China’s economic growth has slowed down, but its multitrillion-dollar economy still affects Guam and other islands in the Western Pacific, said a local economist.
When China’s economic growth slows, it tends, like other countries would, to rattle its military sabers, said Joseph Bradley, senior vice president, chief economist and business continuity officer at the Bank of Guam.
Bradley and two other experts were guest speakers Friday at an economic forum sponsored by the Guam Chamber of Commerce Small Business Focus and Development Committee, in partnership with the Guam Small Business Development Center. The forum was held in the Outrigger Guam Resort.
China’s saber-rattling — such as its current territorial disputes with smaller neighboring countries in the South China Sea — could lead to increased U.S. military presence and spending in Guam, Bradley said.
He’s neutral on U.S. military expansion on the island, but Bradley said if U.S. military spending does increase significantly, more economic opportunities could open up on the island.
Increased U.S. military presence in Guam could add jobs, more income for island residents and increased tax contributions from the paychecks of military and support personnel, he said.
Tourism and defense spending are key drivers of Guam’s $4 billion-a-year economy.
The number of tourists from mainland China isn’t huge; it’s just above 1 percent of Guam’s 1.4 million visitor arrivals last fiscal year, Bradley said.
However, Guam’s visitor industry has been hoping that the mainland Chinese tourism market could become a major source of the island’s tourists.
Guam has spent years trying to pursue a visa-waiver program for mainland Chinese visitors, but has so far been unsuccessful.
Chinese investments are already dominant in Palau and Saipan, local experts said.
In the island Republic of Palau, Bradley said, Chinese investors have brought in “buckets full of money.”
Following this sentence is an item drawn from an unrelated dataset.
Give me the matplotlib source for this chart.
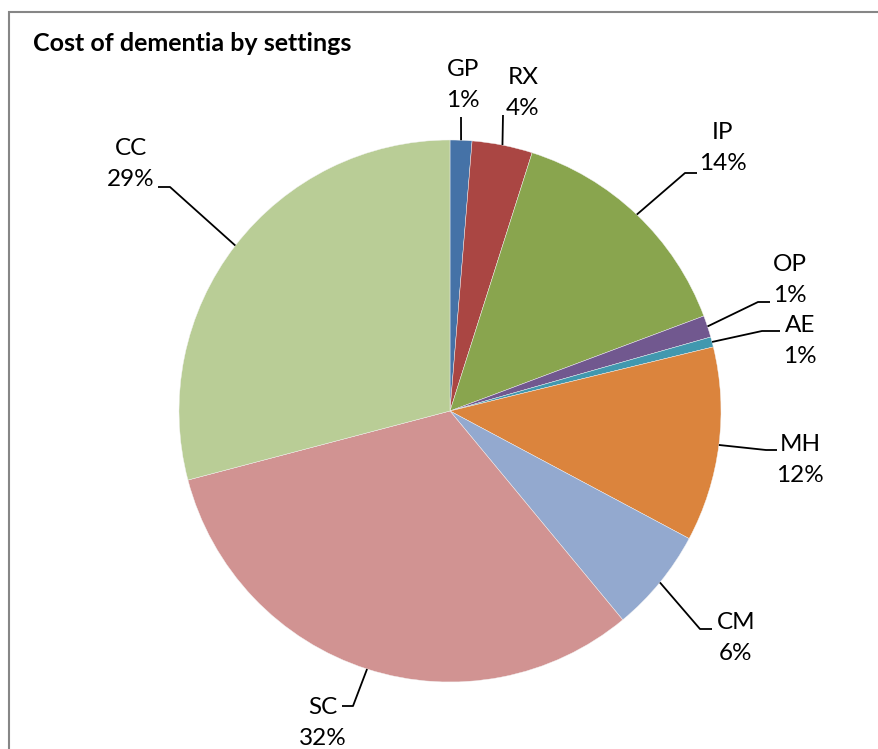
import matplotlib
matplotlib.use("Agg")
import matplotlib.pyplot as plt
import numpy as np
from matplotlib.patches import Rectangle

plt.rcParams['font.family'] = ['Lato', 'DejaVu Sans']

# ---- data ----
categories = ["GP", "RX", "IP", "OP", "AE", "MH", "CM", "SC", "CC"]
shares = [1.3, 3.6, 14.4, 1.3, 0.6, 11.6, 6.2, 31.9, 29.1]
colors = ["#4572A7", "#AA4643", "#89A54E", "#71588F", "#4198AF",
          "#DB843D", "#93A9CF", "#D19392", "#B9CD96"]
title = "Cost of dementia by settings"

# ---- label layout (pixel positions in the 879x749 image; name baselines) ----
name_pos = [(463, 76), (523, 84), (723, 139), (790, 271), (800, 332),
            (800, 451), (736, 629), (323, 714), (131, 155)]
line_gap = 31
elbow_pos = [(461, 117), (503, 115), (685, 173), (758, 302), (762, 331),
             (766, 450), (700, 629), (353, 706), (170, 187)]
tail_pos = [(461, 117), (503, 115), (697, 173), (770, 302), (780, 331),
            (777, 450), (712, 629), (342, 706), (158, 187)]

W, H = 879, 749
CX, CY, R = 450, 411, 271

fig = plt.figure(figsize=(W / 100, H / 100), dpi=100)
ax = fig.add_axes([(CX - R) / W, (H - CY - R) / H, 2 * R / W, 2 * R / H])

wedges, _ = ax.pie(shares, colors=colors, startangle=90, counterclock=False,
                   radius=1.0, wedgeprops=dict(edgecolor='#f4f4f4', linewidth=0.3))
ax.set_xlim(-1, 1)
ax.set_ylim(-1, 1)
ax.set_aspect('equal')
ax.axis('off')


def to_data(p):
    return ((p[0] - CX) / R, (CY - p[1]) / R)


total = sum(shares)
for i, w in enumerate(wedges):
    mid = np.deg2rad((w.theta1 + w.theta2) / 2)
    anchor = (np.cos(mid), np.sin(mid))
    e = to_data(elbow_pos[i])
    t = to_data(tail_pos[i])
    ax.plot([anchor[0], e[0], t[0]], [anchor[1], e[1], t[1]],
            color='black', lw=1.3, clip_on=False, solid_capstyle='butt')
    nx, ny = to_data(name_pos[i])
    px, py = to_data((name_pos[i][0], name_pos[i][1] + line_gap))
    ax.text(nx, ny, categories[i], ha='center', va='baseline', fontsize=17.5,
            color='black', clip_on=False)
    ax.text(px, py, f"{shares[i] / total * 100:.0f}%", ha='center',
            va='baseline', fontsize=17.5, color='black', clip_on=False)

fig.text(33 / W, 1 - 51 / H, title, ha='left', va='baseline', fontsize=18,
         fontweight='bold', color='black')

fig.patches.append(Rectangle((9 / W, -0.05), 1.05, 1 - 12 / H + 0.05,
                             transform=fig.transFigure, fill=False,
                             edgecolor='#868686', linewidth=1.5))

fig.savefig("out.png", dpi=100, facecolor='white')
They’re buying up hotels and apartment buildings and converting them into bed-and-breakfast places, Bradley said.
Some of the small, local tourism operators in Palau, however, are beginning to feel pinched by the massive foreign investment.
Bradley said Chinese investors are also bringing in their own tour boat and tour bus operators in Palau, so local small businesses are struggling to compete.
In Saipan, Chinese investments include proposed massive hotel and casino development projects.
If all of the proposed hotel developments in Saipan materialize, Saipan would have more hotel rooms than Guam, said money management expert David John, another speaker at the “Guam Economic Outlook” seminar.